Defined by The Troubadour as a ‘powerfully melodic and intelligent, lyrically diverse and thought-provoking singer-songwriter’, great things were to be expected from my first listen of Pete Christie. Thankfully, I wasn’t disappointed. Residing in the Isle of Purbeck near Bournemouth, Christie is a true ambassador of the genres of Folk and Traditional music, writing honest and sincere lyrics which are lost with many of today’s modern singer songwriters.
Ranging from the stripped back beauty of ‘Just a Song’ to the full electric sound of ‘Easy Come, Easy Go’, Christie provides his listeners with a remarkable array of talent across a spectrum of 9 well crafted compositions. Every song features Christie’s signature simplistic guitar playing which lays the foundations for his plain spoken yet powerful lyrics, accompanied by the Band of the Royal British Legion Christchurch and his own backing band.

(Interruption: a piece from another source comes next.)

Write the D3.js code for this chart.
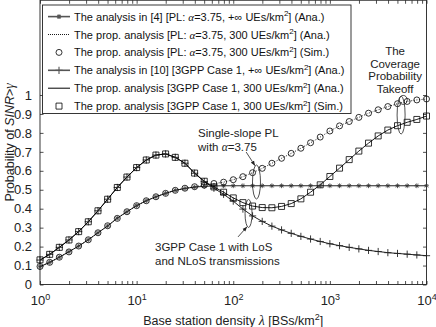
<!DOCTYPE html>
<html>
<head>
<meta charset="utf-8">
<script src="https://cdn.jsdelivr.net/npm/d3@7"></script>
<style>
  body { margin: 0; background: #fff; }
  svg { display: block; font-family: "Liberation Sans", Arial, sans-serif; }
  .greek { font-family: "Liberation Serif", "Times New Roman", serif; font-style: italic; }
</style>
</head>
<body>
<svg id="chart" width="436" height="327"></svg>
<script>
// BS density (BSs/km^2), 10 points per decade
const density = [1, 1.259, 1.585, 1.995, 2.512, 3.162, 3.981, 5.012, 6.310, 7.943,
    10, 12.59, 15.85, 19.95, 25.12, 31.62, 39.81, 50.12, 63.10, 79.43,
    100, 125.9, 158.5, 199.5, 251.2, 316.2, 398.1, 501.2, 631.0, 794.3,
    1000, 1259, 1585, 1995, 2512, 3162, 3981, 5012, 6310, 7943, 10000];

// The analysis in [4], PL alpha=3.75, infinite UEs (Ana.)
const plInf = [0.094, 0.117, 0.144, 0.173, 0.203, 0.236, 0.273, 0.309, 0.350, 0.384,
    0.416, 0.442, 0.463, 0.481, 0.497, 0.507, 0.514, 0.518, 0.520, 0.521,
    0.521, 0.521, 0.521, 0.521, 0.521, 0.521, 0.521, 0.521, 0.521, 0.521,
    0.521, 0.521, 0.521, 0.521, 0.521, 0.521, 0.521, 0.521, 0.521, 0.521, 0.521];

// prop. analysis, PL alpha=3.75, 300 UEs (Ana.)
const pl300 = [0.094, 0.117, 0.144, 0.173, 0.203, 0.236, 0.273, 0.309, 0.350, 0.384,
    0.416, 0.442, 0.463, 0.481, 0.497, 0.507, 0.516, 0.524, 0.532, 0.540,
    0.553, 0.569, 0.590, 0.613, 0.640, 0.666, 0.692, 0.719, 0.748, 0.778,
    0.810, 0.837, 0.860, 0.882, 0.904, 0.922, 0.939, 0.954, 0.966, 0.974, 0.979];

// prop. analysis, PL alpha=3.75, 300 UEs (Sim.)
const pl300Sim = [0.095, 0.117, 0.144, 0.172, 0.203, 0.236, 0.273, 0.310, 0.349, 0.384,
    0.416, 0.442, 0.463, 0.481, 0.497, 0.508, 0.516, 0.524, 0.533, 0.540,
    0.553, 0.569, 0.590, 0.613, 0.640, 0.666, 0.692, 0.719, 0.748, 0.778,
    0.810, 0.837, 0.860, 0.882, 0.904, 0.922, 0.939, 0.954, 0.966, 0.974, 0.979];

// The analysis in [10], 3GPP Case 1, infinite UEs (Ana.)
const gppInf = [0.129, 0.159, 0.196, 0.235, 0.279, 0.331, 0.389, 0.450, 0.512, 0.567,
    0.617, 0.657, 0.683, 0.689, 0.671, 0.640, 0.587, 0.543, 0.508, 0.476,
    0.440, 0.398, 0.362, 0.333, 0.308, 0.288, 0.270, 0.254, 0.240, 0.227,
    0.215, 0.205, 0.196, 0.188, 0.180, 0.174, 0.168, 0.164, 0.160, 0.156, 0.152];

// prop. analysis, 3GPP Case 1, 300 UEs (Ana.)
const gpp300 = [0.129, 0.159, 0.196, 0.235, 0.279, 0.331, 0.389, 0.450, 0.512, 0.567,
    0.617, 0.657, 0.683, 0.689, 0.671, 0.640, 0.588, 0.545, 0.515, 0.487,
    0.457, 0.432, 0.414, 0.406, 0.405, 0.412, 0.427, 0.452, 0.487, 0.526,
    0.570, 0.614, 0.659, 0.704, 0.746, 0.784, 0.815, 0.838, 0.856, 0.871, 0.889];

// prop. analysis, 3GPP Case 1, 300 UEs (Sim.)
const gpp300Sim = [0.130, 0.159, 0.196, 0.235, 0.279, 0.331, 0.389, 0.450, 0.512, 0.567,
    0.617, 0.657, 0.683, 0.689, 0.671, 0.640, 0.588, 0.545, 0.515, 0.487,
    0.457, 0.432, 0.414, 0.406, 0.405, 0.412, 0.427, 0.452, 0.487, 0.526,
    0.570, 0.614, 0.659, 0.704, 0.746, 0.784, 0.815, 0.838, 0.856, 0.871, 0.889];

const yTicks = [0, 0.1, 0.2, 0.3, 0.4, 0.5, 0.6, 0.7, 0.8, 0.9, 1];
const yTickLabels = ["0", "0.1", "0.2", "0.3", "0.4", "0.5", "0.6", "0.7", "0.8", "0.9", "1"];
const xDecades = [1, 10, 100, 1000, 10000];
const xDecadeExp = ["0", "1", "2", "3", "4"];

const legendRows = [
    { pre: "The analysis in [4] [PL: ", greek: "\u03b1", post: "=3.75, +\u221e UEs/km", tail: "] (Ana.)", line: "solid", marker: "asterisk", color: "#555", width: 1.6 },
    { pre: "The prop. analysis [PL: ", greek: "\u03b1", post: "=3.75, 300 UEs/km", tail: "] (Ana.)", line: "dotted", marker: null, color: "#000", width: 0.9 },
    { pre: "The prop. analysis [PL: ", greek: "\u03b1", post: "=3.75, 300 UEs/km", tail: "] (Sim.)", line: null, marker: "circle", color: "#000", width: 0.9 },
    { pre: "The analysis in [10] [3GPP Case 1, +\u221e UEs/km", greek: null, post: "", tail: "] (Ana.)", line: "solid", marker: "plus", color: "#555", width: 1.6 },
    { pre: "The prop. analysis [3GPP Case 1, 300 UEs/km", greek: null, post: "", tail: "] (Ana.)", line: "solid", marker: null, color: "#000", width: 1 },
    { pre: "The prop. analysis [3GPP Case 1, 300 UEs/km", greek: null, post: "", tail: "] (Sim.)", line: null, marker: "square", color: "#000", width: 0.9 }
];

const svg = d3.select("#chart");
const plotLeft = 40, plotRight = 426.5, plotTop = 0.25, plotBottom = 284.5;

const x = d3.scaleLog().domain([1, 10000]).range([plotLeft, plotRight]);
const y = d3.scaleLinear().domain([0, 1.5]).range([plotBottom, plotTop]);

// all log ticks incl. minor ones
let xTicks = [];
for (let d = 1; d < 10000; d *= 10) {
    for (let k = 1; k < 10; k++) xTicks.push(d * k);
}
xTicks.push(10000);

function markerPath(type, px, py) {
    if (type === "circle") {
        const r = 3;
        return `M${px - r},${py}a${r},${r} 0 1,0 ${2 * r},0a${r},${r} 0 1,0 ${-2 * r},0`;
    }
    if (type === "square") {
        const h = 3;
        return `M${px - h},${py - h}h${2 * h}v${2 * h}h${-2 * h}Z`;
    }
    if (type === "plus") {
        const h = 3.6;
        return `M${px - h},${py}h${2 * h}M${px},${py - h}v${2 * h}`;
    }
    if (type === "asterisk") {
        const h = 2.4, s = h * 0.7071;
        return `M${px - h},${py}h${2 * h}M${px},${py - h}v${2 * h}` +
            `M${px - s},${py - s}L${px + s},${py + s}M${px - s},${py + s}L${px + s},${py - s}`;
    }
    return "";
}

// axes ticks (inward), box
const gAxes = svg.append("g").attr("stroke-width", 0.8);

const bottomAxis = d3.axisBottom(x).tickValues(xTicks).tickFormat("").tickSizeInner(-3.5).tickSizeOuter(0);
const topAxis = d3.axisTop(x).tickValues(xTicks).tickFormat("").tickSizeInner(-3.5).tickSizeOuter(0);
const leftAxis = d3.axisLeft(y).tickValues(yTicks).tickFormat((d, i) => yTickLabels[i])
    .tickSizeInner(-3.5).tickSizeOuter(0).tickPadding(8);
const rightAxis = d3.axisRight(y).tickValues(yTicks).tickFormat("").tickSizeInner(-3.5).tickSizeOuter(0);

const gb = gAxes.append("g").attr("transform", `translate(0,${plotBottom})`).call(bottomAxis);
gAxes.append("g").attr("transform", `translate(0,${plotTop})`).call(topAxis);
const gl = gAxes.append("g").attr("transform", `translate(${plotLeft},0)`).call(leftAxis);
gAxes.append("g").attr("transform", `translate(${plotRight},0)`).call(rightAxis);
gAxes.selectAll(".domain").remove();
gAxes.selectAll(".tick line").attr("stroke", "#222");
gl.selectAll(".tick text").attr("font-size", 13).attr("fill", "#222")
    .attr("font-family", "'Liberation Sans', Arial, sans-serif");

// decade labels with superscripts
gb.selectAll(".tick").filter(d => xDecades.includes(d)).each(function (d) {
    const t = d3.select(this).append("text")
        .attr("y", 20).attr("fill", "#222").attr("text-anchor", "middle")
        .attr("font-size", 13).attr("font-family", "'Liberation Sans', Arial, sans-serif");
    t.append("tspan").text("10");
    t.append("tspan").attr("dy", -5).attr("font-size", 9).text(xDecadeExp[xDecades.indexOf(d)]);
});

svg.append("rect").attr("x", plotLeft).attr("y", plotTop).attr("width", plotRight - plotLeft).attr("height", plotBottom - plotTop)
    .attr("fill", "none").attr("stroke", "#222").attr("stroke-width", 0.9);

// axis titles
const xl = svg.append("text").attr("x", (plotLeft + plotRight) / 2).attr("y", 324.5)
    .attr("text-anchor", "middle").attr("font-size", 12.5).attr("fill", "#222");
xl.append("tspan").text("Base station density ");
xl.append("tspan").attr("class", "greek").attr("font-size", 14).text("\u03bb");
xl.append("tspan").text(" [BSs/km");
xl.append("tspan").attr("dy", -5).attr("font-size", 9).text("2");
xl.append("tspan").attr("dy", 5).text("]");

const yl = svg.append("text").attr("transform", `translate(14,${(plotTop + plotBottom) / 2}) rotate(-90)`)
    .attr("text-anchor", "middle").attr("font-size", 12.5).attr("fill", "#222");
yl.append("tspan").text("Probability of ");
yl.append("tspan").attr("font-style", "italic").text("SINR");
yl.append("tspan").text(">");
yl.append("tspan").attr("class", "greek").attr("font-size", 14).text("\u03b3");

// curves
const plot = svg.append("g");
const zip = vals => density.map((lam, i) => ({ lam, v: vals[i] }));
const line = d3.line().x(d => x(d.lam)).y(d => y(d.v));

plot.append("path").datum(zip(plInf)).attr("d", line).attr("fill", "none").attr("stroke", "#222").attr("stroke-width", 1);
plot.append("path").datum(zip(gppInf)).attr("d", line).attr("fill", "none").attr("stroke", "#222").attr("stroke-width", 1);
plot.append("path").datum(zip(gpp300)).attr("d", line).attr("fill", "none").attr("stroke", "#000").attr("stroke-width", 0.9);
plot.append("path").datum(zip(pl300)).attr("d", line).attr("fill", "none").attr("stroke", "#000")
    .attr("stroke-width", 0.9).attr("stroke-dasharray", "1,1.6");

const markerSets = [
    { vals: plInf, type: "asterisk", color: "#333", w: 0.8 },
    { vals: gppInf, type: "plus", color: "#222", w: 0.9 },
    { vals: pl300Sim, type: "circle", color: "#000", w: 0.8 },
    { vals: gpp300Sim, type: "square", color: "#000", w: 0.8 }
];
markerSets.forEach(ms => {
    plot.append("g").selectAll("path").data(zip(ms.vals)).join("path")
        .attr("d", d => markerPath(ms.type, x(d.lam), y(d.v)))
        .attr("fill", "none").attr("stroke", ms.color).attr("stroke-width", ms.w);
});

// annotations (positions in data space)
const ann = svg.append("g").attr("fill", "#222").attr("font-size", 11.5);
svg.append("defs").append("marker").attr("id", "ah")
    .attr("viewBox", "0 0 10 10").attr("refX", 10).attr("refY", 5)
    .attr("markerWidth", 6).attr("markerHeight", 6).attr("orient", "auto-start-reverse")
    .append("path").attr("d", "M0,1L10,5L0,9Z").attr("fill", "#222");

function ellipse(lam, v, rx, ry) {
    ann.append("ellipse").attr("cx", x(lam)).attr("cy", y(v)).attr("rx", rx).attr("ry", ry)
        .attr("fill", "none").attr("stroke", "#222").attr("stroke-width", 0.8);
}
function arrow(l0, v0, l1, v1) {
    ann.append("line").attr("x1", x(l0)).attr("y1", y(v0)).attr("x2", x(l1)).attr("y2", y(v1))
        .attr("stroke", "#222").attr("stroke-width", 0.8).attr("marker-end", "url(#ah)");
}

ann.append("text").attr("x", x(43.2)).attr("y", y(0.777)).text("Single-slope PL");
const t2 = ann.append("text").attr("x", x(43.2)).attr("y", y(0.707));
t2.append("tspan").text("with ");
t2.append("tspan").attr("class", "greek").text("\u03b1");
t2.append("tspan").text("=3.75");
ellipse(174, 0.541, 4, 17);
arrow(136, 0.699, 168, 0.627);

ann.append("text").attr("x", x(15.5)).attr("y", y(0.178)).text("3GPP Case 1 with LoS");
ann.append("text").attr("x", x(15.5)).attr("y", y(0.104)).text("and NLoS transmissions");
ellipse(144, 0.375, 3.5, 14);
arrow(112, 0.251, 139, 0.305);

["The", "Coverage", "Probability", "Takeoff"].forEach((s, i) => {
    ann.append("text").attr("x", x(4730)).attr("y", y(1.211 - i * 0.067))
        .attr("text-anchor", "middle").text(s);
});
ellipse(5460, 0.894, 4, 19);
ellipse(5750, 0.974, 4, 4.5);

// legend
const lg = svg.append("g");
lg.append("rect").attr("x", 42.5).attr("y", 5).attr("width", 308.5).attr("height", 108.5)
    .attr("fill", "#fff").attr("stroke", "#222").attr("stroke-width", 0.9);
legendRows.forEach((r, i) => {
    const cy = 16.6 + i * 17.9;
    const g = lg.append("g");
    if (r.line) {
        g.append("line").attr("x1", 48).attr("x2", 70).attr("y1", cy).attr("y2", cy)
            .attr("stroke", r.color).attr("stroke-width", r.width)
            .attr("stroke-dasharray", r.line === "dotted" ? "1,1" : null);
    }
    if (r.marker) {
        g.append("path").attr("d", markerPath(r.marker, 59, cy))
            .attr("fill", "none").attr("stroke", r.color).attr("stroke-width", r.marker === "asterisk" || r.marker === "plus" ? 1.1 : 0.8);
    }
    const t = g.append("text").attr("x", 74).attr("y", cy + 4).attr("font-size", 11).attr("fill", "#111");
    t.append("tspan").text(r.pre);
    if (r.greek) {
        t.append("tspan").attr("class", "greek").text(r.greek);
        t.append("tspan").text(r.post);
    }
    t.append("tspan").attr("dy", -4.5).attr("font-size", 8).text("2");
    t.append("tspan").attr("dy", 4.5).text(r.tail);
});
</script>
</body>
</html>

Inspired by his late mother who suffered from dementia, Christie speaks on his MySpace page of how she addressed him as ‘Frank’ which gave him the inspiration to produce the album. This is, indeed, evident throughout the entirety of the record; the emotion, integrity and sentiment found in each lyric presents his fondness and love for his mother. Certainly, his unique and mature writing style, met with lyrics which hold such depth, present a modern and somewhat ‘cool’ depiction of folk and traditional music; Christie truly is the epitome of what modern folk artists could only aspire to be.
His sincere arrangement of the Bob Dylan classic ‘Not Dark Yet’ clearly shows his sheer versatility as an artist; his individual interpretation illustrates a whole separate musical dimension to him and demonstrates his capabilities as an exceptional guitar player. Despite the open nature of ‘Frank’, the album proves slightly repetitive due to a lack of variety among songs; his pure simplicity, which often works in his favour, creates at times a rather tedious listen and each song is somewhat reminiscent of the last.
Criticisms aside, there is no doubt that Pete Christie has crafted a sheer masterpiece and his latest album proves to be a frank portrayal of an influential era in his life.